Q. Direct-drive brushless ironless linear motors and nanometre-resolution encoders play a central role in the system’s performance. How important are advances in motion control and feedback technologies in meeting the increasingly stringent accuracy requirements of modern manufacturing environments?

PI motion stages are operated with ACS-based control and drive hardware, the gold standard in the semiconductor industry. Motion control and feedback technology have become just as important as the mechanical design itself. Modern positioning systems derive much of their performance from the combination of advanced servo control algorithms, high-bandwidth electronics, and ultra-high-resolution encoder systems.

Nanometer-resolution encoders allow the controller to accurately measure and compensate for even very small motion deviations. At the same time, ironless linear motors eliminate cogging forces and provide exceptionally smooth motion. Combined with advanced feedforward control, disturbance rejection algorithms, and real-time synchronisation, these technologies allow manufacturers to achieve levels of precision and throughput that would have been extremely difficult just a decade ago.

Q. The V-783 can be integrated with PI’s A-800 ACS-based motion controllers to support synchronised multi-axis operation and advanced automation. How are customers leveraging these capabilities to improve throughput, productivity, and process consistency in industrial and semiconductor applications?

Many modern manufacturing processes involve coordinated motion across multiple axes, often synchronised with cameras, sensors, lasers, dispensing systems, or robotic handling equipment. The A-800 controller platform enables deterministic synchronisation between motion, inspection, and process operations.

Customers use these capabilities to reduce cycle times, increase throughput, and improve process repeatability. In semiconductor inspection, for example, synchronised motion allows high-speed scanning while maintaining precise image acquisition timing. In advanced packaging and photonics assembly applications, coordinated motion and process control help improve alignment accuracy and reduce process variability. These capabilities ultimately translate into higher yields, improved productivity, and more consistent manufacturing results.

Q. Looking ahead, what trends do you expect to shape the next generation of precision positioning systems, particularly as industries such as semiconductor manufacturing, photonics, biotechnology, and industrial automation continue to demand higher accuracy, greater throughput, and more intelligent motion control solutions?

Several trends are converging. First, we will continue to see increasing demand for higher throughput without sacrificing precision. This requires lighter, stiffer structures, higher-performance drives, and more sophisticated control systems.  

Second, motion systems are becoming increasingly integrated with machine intelligence. Real-time process feedback, predictive maintenance, AI-assisted optimisation, and adaptive control strategies will play a growing role in improving system performance and uptime.   We also see a rise in the demand for bearingless moton systems such as  Maglev magnetic control technology that allow full 6DOF control of motion without any limitations through mechanical or air bearings.
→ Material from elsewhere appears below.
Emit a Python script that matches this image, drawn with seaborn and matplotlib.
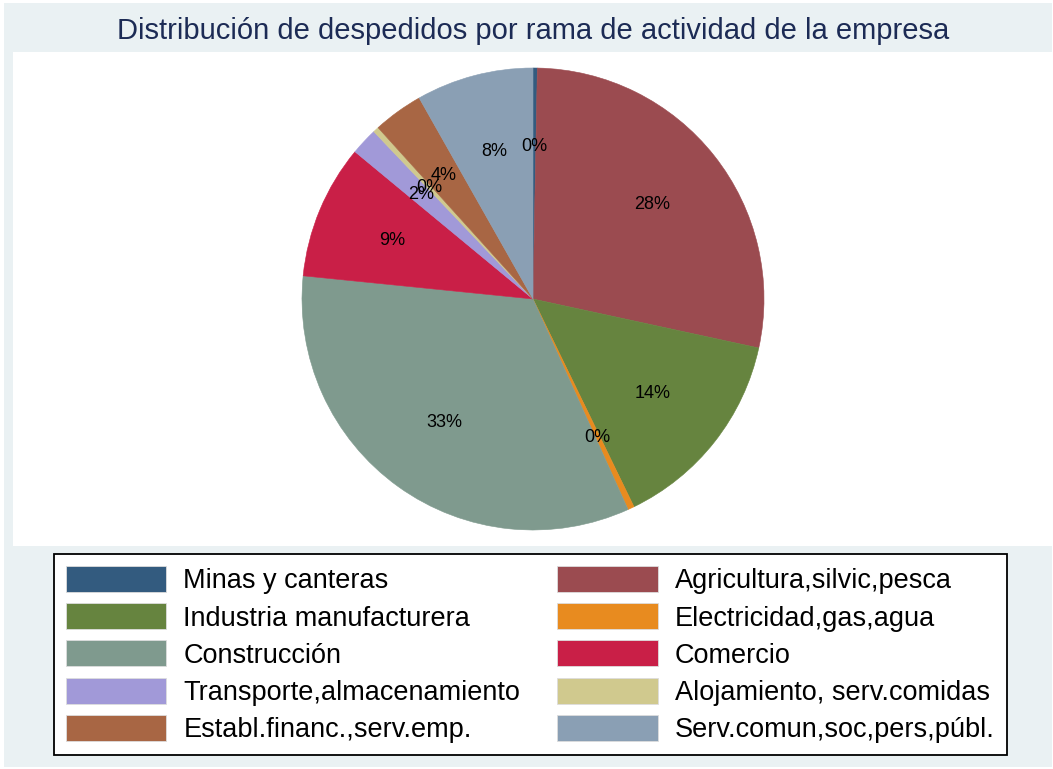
import matplotlib
matplotlib.use("Agg")
import matplotlib.pyplot as plt
from matplotlib.patches import Rectangle
import seaborn as sns

# Data: share of dismissals by branch (percent), clockwise from 12 o'clock
ramas = ['Minas y canteras', 'Agricultura,silvic,pesca', 'Industria manufacturera',
         'Electricidad,gas,agua', 'Construcción', 'Comercio',
         'Transporte,almacenamiento', 'Alojamiento, serv.comidas',
         'Establ.financ.,serv.emp.', 'Serv.comun,soc,pers,públ.']
porcentaje = [0.3, 28.1, 14.4, 0.45, 33.35, 9.4, 1.9, 0.4, 3.5, 8.2]
colores = ['#335b7f', '#9b4b50', '#66843f', '#e88b1f', '#7f9a8e',
           '#c91f47', '#a199d8', '#d0c98e', '#a86644', '#8a9fb4']

sns.set_theme(style="white")
plt.rcParams['font.family'] = ['Liberation Sans', 'DejaVu Sans']

W, H = 1053, 769
fig = plt.figure(figsize=(W / 100, H / 100), dpi=100, facecolor='white')

# Stata-like graph region (light bluish gray) and white plot region
fig.patches.append(Rectangle((4 / W, 1 - 767 / H), 1048 / W, 764 / H,
                             transform=fig.transFigure, facecolor='#eaf1f3',
                             edgecolor='none', zorder=-2))
fig.patches.append(Rectangle((13 / W, 1 - 546 / H), 1039 / W, 494 / H,
                             transform=fig.transFigure, facecolor='white',
                             edgecolor='none', zorder=-1))

fig.text(533 / W, 1 - 31 / H, 'Distribución de despedidos por rama de actividad de la empresa',
         ha='center', va='center', fontsize=21, color='#1c2b55')

# Pie axes
cx, cy, r = 533, 299, 231
ax = fig.add_axes([(cx - r) / W, (H - cy - r) / H, 2 * r / W, 2 * r / H])
ax.set_zorder(2)
ax.set_facecolor('none')
wedges, _, autotexts = ax.pie(porcentaje, colors=colores, startangle=90, counterclock=False,
                              autopct='%1.0f%%', pctdistance=0.66, radius=1,
                              wedgeprops=dict(linewidth=0.4))
for w, c in zip(wedges, colores):
    w.set_edgecolor(c)
for t in autotexts:
    t.set_fontsize(13)
    t.set_color('black')
ax.set_xlim(-1, 1)
ax.set_ylim(-1, 1)
ax.set_aspect('equal')
ax.axis('off')

# Legend: two columns, filled row by row
orden = [0, 2, 4, 6, 8, 1, 3, 5, 7, 9]
leg = fig.legend([wedges[i] for i in orden], [ramas[i] for i in orden],
                 ncol=2, loc='upper left', bbox_to_anchor=(54 / W, 1 - 554 / H),
                 fontsize=19.5, frameon=True, fancybox=False, shadow=False,
                 framealpha=1, labelcolor='black',
                 handlelength=3.7, handleheight=1.1, handletextpad=0.63,
                 columnspacing=1.37, labelspacing=0.33, borderpad=0.45,
                 borderaxespad=0)
frame = leg.get_frame()
frame.set_edgecolor('black')
frame.set_linewidth(1.3)
frame.set_facecolor('white')
for h in leg.legend_handles:
    h.set_edgecolor('#dddddd')
    h.set_linewidth(0.6)

fig.savefig('out.png', dpi=100, facecolor='white')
Third, advanced manufacturing applications are driving demand for tighter integration between motion, metrology, vision systems, and process tools. Future positioning platforms will increasingly function as intelligent subsystems rather than standalone motion devices.

Finally, industries such as semiconductor manufacturing, photonics, biotechnology, and quantum technologies are pushing positioning requirements into the sub-nanometer regime. Meeting these requirements will require continued advances in encoder technology, thermal compensation, active vibration suppression, and system-level motion control architectures. The future will belong to highly integrated, data-driven precision motion systems that combine accuracy, speed, automation, and intelligence in a single platform.